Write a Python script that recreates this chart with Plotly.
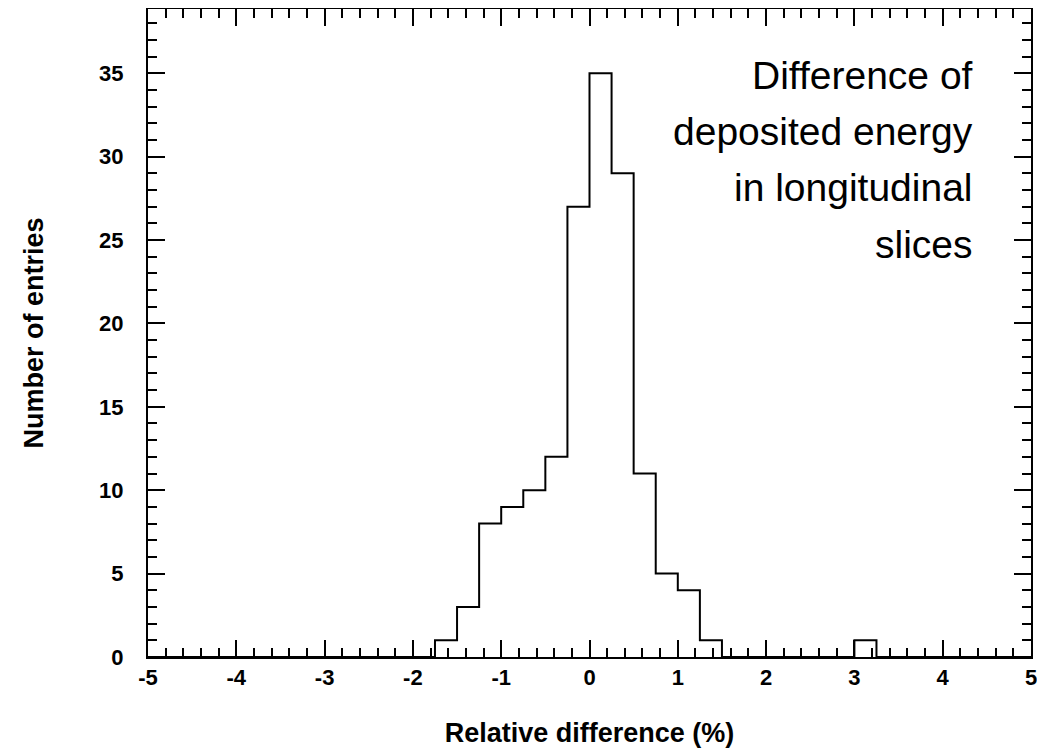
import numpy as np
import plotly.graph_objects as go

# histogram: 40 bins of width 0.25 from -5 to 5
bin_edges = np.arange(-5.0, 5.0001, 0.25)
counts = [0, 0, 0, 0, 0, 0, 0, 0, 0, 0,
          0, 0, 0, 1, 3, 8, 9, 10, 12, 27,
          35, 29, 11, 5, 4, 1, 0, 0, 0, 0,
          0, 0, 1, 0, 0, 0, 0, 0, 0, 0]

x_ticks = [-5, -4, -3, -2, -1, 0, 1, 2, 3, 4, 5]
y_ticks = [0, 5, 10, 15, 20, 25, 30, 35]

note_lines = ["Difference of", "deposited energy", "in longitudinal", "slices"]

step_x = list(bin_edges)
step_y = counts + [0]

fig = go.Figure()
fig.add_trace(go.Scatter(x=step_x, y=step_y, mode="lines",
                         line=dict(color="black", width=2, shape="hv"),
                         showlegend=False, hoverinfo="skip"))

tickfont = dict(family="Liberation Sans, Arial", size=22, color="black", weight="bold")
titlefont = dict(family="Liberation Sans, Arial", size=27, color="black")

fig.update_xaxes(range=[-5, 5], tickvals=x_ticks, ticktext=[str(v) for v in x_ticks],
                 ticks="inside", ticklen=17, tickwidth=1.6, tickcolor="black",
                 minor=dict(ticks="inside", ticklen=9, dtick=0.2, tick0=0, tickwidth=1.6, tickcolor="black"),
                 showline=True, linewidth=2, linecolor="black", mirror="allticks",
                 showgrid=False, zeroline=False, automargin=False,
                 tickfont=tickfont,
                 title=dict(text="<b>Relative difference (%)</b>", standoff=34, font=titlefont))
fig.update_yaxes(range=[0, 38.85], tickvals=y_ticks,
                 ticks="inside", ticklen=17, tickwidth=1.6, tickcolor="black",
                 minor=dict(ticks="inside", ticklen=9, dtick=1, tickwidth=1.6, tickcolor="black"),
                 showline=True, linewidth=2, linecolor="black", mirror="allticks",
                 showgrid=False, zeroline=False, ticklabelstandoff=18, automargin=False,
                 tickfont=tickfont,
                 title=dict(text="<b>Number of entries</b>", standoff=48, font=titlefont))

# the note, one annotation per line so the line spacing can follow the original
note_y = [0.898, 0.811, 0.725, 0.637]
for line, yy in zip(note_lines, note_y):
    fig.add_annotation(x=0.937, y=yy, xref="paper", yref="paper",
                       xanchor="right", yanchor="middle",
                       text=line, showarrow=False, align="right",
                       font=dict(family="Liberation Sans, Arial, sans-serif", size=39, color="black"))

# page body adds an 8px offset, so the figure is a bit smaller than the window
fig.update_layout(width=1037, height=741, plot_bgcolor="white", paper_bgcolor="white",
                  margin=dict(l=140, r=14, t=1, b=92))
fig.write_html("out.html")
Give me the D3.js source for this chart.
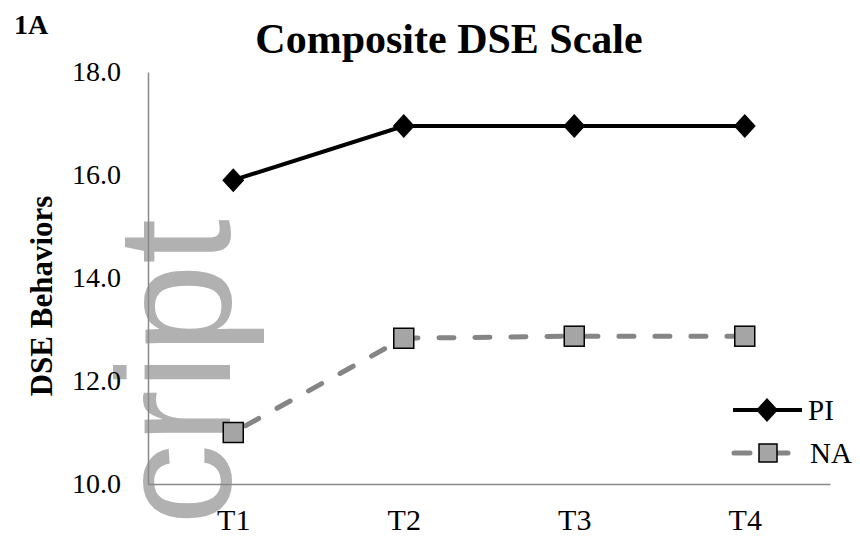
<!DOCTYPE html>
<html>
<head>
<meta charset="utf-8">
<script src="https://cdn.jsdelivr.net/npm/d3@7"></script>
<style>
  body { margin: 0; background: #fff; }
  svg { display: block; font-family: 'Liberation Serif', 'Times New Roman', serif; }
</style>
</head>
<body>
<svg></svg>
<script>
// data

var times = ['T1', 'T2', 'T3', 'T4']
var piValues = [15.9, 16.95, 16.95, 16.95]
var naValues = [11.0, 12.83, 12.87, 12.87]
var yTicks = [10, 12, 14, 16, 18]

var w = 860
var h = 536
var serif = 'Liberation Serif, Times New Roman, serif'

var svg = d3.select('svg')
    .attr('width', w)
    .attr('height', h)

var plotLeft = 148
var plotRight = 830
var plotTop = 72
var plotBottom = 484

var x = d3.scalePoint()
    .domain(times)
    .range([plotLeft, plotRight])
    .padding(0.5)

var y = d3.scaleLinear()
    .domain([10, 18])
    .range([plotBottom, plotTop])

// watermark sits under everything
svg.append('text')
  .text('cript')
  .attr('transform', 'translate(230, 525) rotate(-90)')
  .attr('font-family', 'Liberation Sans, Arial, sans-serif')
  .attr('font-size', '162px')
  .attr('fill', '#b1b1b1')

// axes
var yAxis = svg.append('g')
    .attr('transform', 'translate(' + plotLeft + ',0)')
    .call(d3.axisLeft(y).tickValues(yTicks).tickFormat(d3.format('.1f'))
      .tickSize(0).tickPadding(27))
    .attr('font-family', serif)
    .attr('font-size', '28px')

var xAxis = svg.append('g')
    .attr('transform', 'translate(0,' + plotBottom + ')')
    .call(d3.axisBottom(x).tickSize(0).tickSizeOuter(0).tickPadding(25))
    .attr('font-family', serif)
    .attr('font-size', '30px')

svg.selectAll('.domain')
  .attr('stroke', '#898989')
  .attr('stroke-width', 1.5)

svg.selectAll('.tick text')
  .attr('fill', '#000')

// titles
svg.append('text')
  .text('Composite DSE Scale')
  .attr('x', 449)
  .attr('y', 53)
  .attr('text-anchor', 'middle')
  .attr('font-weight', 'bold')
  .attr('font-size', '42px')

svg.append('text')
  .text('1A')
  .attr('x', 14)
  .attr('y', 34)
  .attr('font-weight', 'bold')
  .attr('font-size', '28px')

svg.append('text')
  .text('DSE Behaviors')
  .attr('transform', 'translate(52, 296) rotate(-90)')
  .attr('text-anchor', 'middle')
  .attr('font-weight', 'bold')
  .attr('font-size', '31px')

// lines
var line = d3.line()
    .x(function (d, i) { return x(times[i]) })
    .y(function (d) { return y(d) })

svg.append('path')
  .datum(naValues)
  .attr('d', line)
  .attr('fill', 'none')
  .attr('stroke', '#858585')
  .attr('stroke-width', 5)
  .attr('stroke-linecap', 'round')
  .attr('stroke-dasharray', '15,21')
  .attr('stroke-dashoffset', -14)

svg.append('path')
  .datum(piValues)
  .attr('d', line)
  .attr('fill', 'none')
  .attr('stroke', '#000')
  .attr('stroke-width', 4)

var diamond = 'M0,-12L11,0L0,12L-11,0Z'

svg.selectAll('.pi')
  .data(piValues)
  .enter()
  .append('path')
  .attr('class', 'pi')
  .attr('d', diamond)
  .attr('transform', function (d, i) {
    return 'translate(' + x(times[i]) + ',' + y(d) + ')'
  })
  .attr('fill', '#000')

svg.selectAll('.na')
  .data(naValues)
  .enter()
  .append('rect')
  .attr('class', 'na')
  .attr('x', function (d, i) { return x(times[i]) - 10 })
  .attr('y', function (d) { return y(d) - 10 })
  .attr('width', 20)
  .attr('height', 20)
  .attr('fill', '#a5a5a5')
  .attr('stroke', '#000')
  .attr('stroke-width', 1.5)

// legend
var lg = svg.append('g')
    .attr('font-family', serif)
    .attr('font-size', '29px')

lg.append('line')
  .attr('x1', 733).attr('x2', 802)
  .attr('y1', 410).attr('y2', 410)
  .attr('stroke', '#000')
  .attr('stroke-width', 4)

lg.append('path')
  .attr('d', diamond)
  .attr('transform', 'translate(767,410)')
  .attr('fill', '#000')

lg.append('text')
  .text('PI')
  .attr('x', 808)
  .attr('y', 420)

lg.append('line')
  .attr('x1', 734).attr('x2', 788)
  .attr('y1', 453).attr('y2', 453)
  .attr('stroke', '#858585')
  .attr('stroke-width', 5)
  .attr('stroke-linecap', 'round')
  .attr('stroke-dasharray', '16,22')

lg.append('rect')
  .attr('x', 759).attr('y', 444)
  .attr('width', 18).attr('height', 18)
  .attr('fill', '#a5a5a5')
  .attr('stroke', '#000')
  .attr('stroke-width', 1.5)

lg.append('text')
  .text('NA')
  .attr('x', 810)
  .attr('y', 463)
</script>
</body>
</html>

▶ [TASK BRIEF] Begin at the first line of the material and copy each line exactly through the one containing "step_y = counts + [0]". Omit pictures.

▶ [ANSWER BELOW]
Write a Python script that recreates this chart with Plotly.
import numpy as np
import plotly.graph_objects as go

# histogram: 40 bins of width 0.25 from -5 to 5
bin_edges = np.arange(-5.0, 5.0001, 0.25)
counts = [0, 0, 0, 0, 0, 0, 0, 0, 0, 0,
          0, 0, 0, 1, 3, 8, 9, 10, 12, 27,
          35, 29, 11, 5, 4, 1, 0, 0, 0, 0,
          0, 0, 1, 0, 0, 0, 0, 0, 0, 0]

x_ticks = [-5, -4, -3, -2, -1, 0, 1, 2, 3, 4, 5]
y_ticks = [0, 5, 10, 15, 20, 25, 30, 35]

note_lines = ["Difference of", "deposited energy", "in longitudinal", "slices"]

step_x = list(bin_edges)
step_y = counts + [0]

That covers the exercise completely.